Training

Training#

After installing the software to train a model you can run the following to train a model you can use the direct train command.

To train on a single machine run the following code block in your linux machine:

direct train <experiment_directory> --num-gpus <number_of_gpus> --cfg <path_or_url_to_yaml_file> \
        [--training-root <training_data_root> --validation-root <validation_data_root>]  [--other-flags]

To train on multiple machines run the following code (one command on each machine):

(machine0)$ direct train <experiment_directory> --num-gpus <number_of_gpus> --cfg <path_or_url_to_yaml_file> \
                --machine-rank 0 --num-machines 2 --dist-url <URL> \
                [--training-root <training_data_root> --validation-root <validation_data_root>]  [--other-flags]
(machine1)$ direct train <experiment_directory> --num-gpus <number_of_gpus> --cfg <path_or_url_to_yaml_file> \
                --machine-rank 1 --num-machines 2 --dist-url <URL> \
                [--training-root <training_data_root> --validation-root <validation_data_root>]  [--other-flags]

The above command will start the training and will create an experiment directory in <experiment_directory>/base_<experiment_name>. If you are performing an experiment on a CPU (not recommended) replace --num-gpus <number_of_gpus> with --device 'cpu:0'.

In <experiment_directory>/base_<experiment_name> there will be stored the logs of the experiment, model checkpoints (e.g model_<checkpoint_number>.pt), training and validation metrics, and a config.yaml file which includes all the configuration parameters of the experiment (as stated in the yaml file <path_or_url_to_yaml_file>).

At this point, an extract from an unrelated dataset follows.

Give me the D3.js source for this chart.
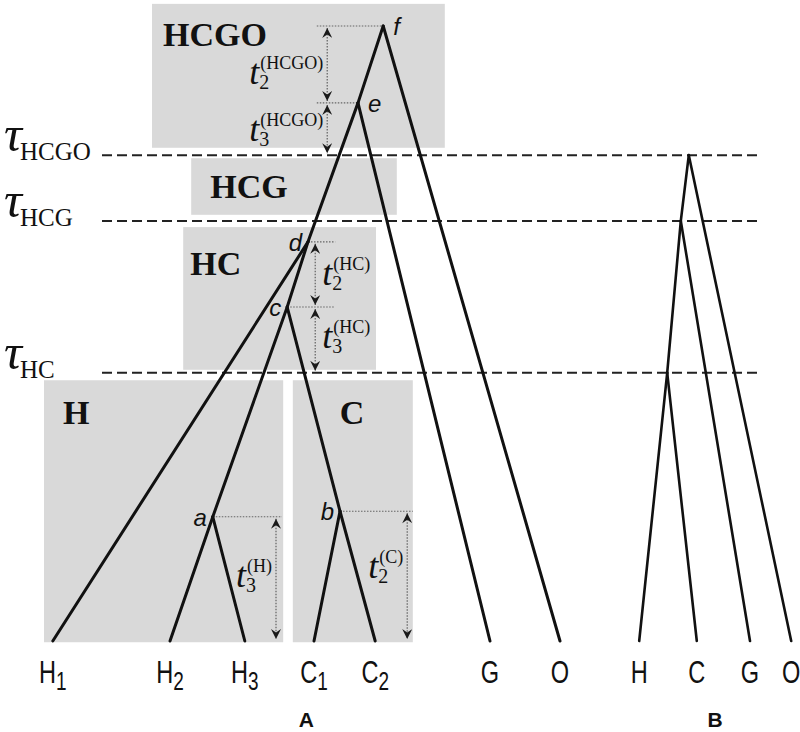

Some Datasets (e.g. the FastMRI or Calgary-Campinas datasets) require to download the respective the training and validation data. Assuming that the data are stored in training_data_root and validation_data_root, you can use the --training-root and --validation-root flags to pass these arguments to the command line too. For instance:

direct train <experiment_directory> --training-root <training_data_root> --validation-root <validation_data_root> \
        --num-gpus <number_of_gpus> --cfg <path_or_url_to_yaml_file> [--other-flags]

Training model configurations can be found in the projects folder.

During training, training loss, validation metrics and validation image predictions are logged. Additionally, Tensorboard allows for visualization of the above.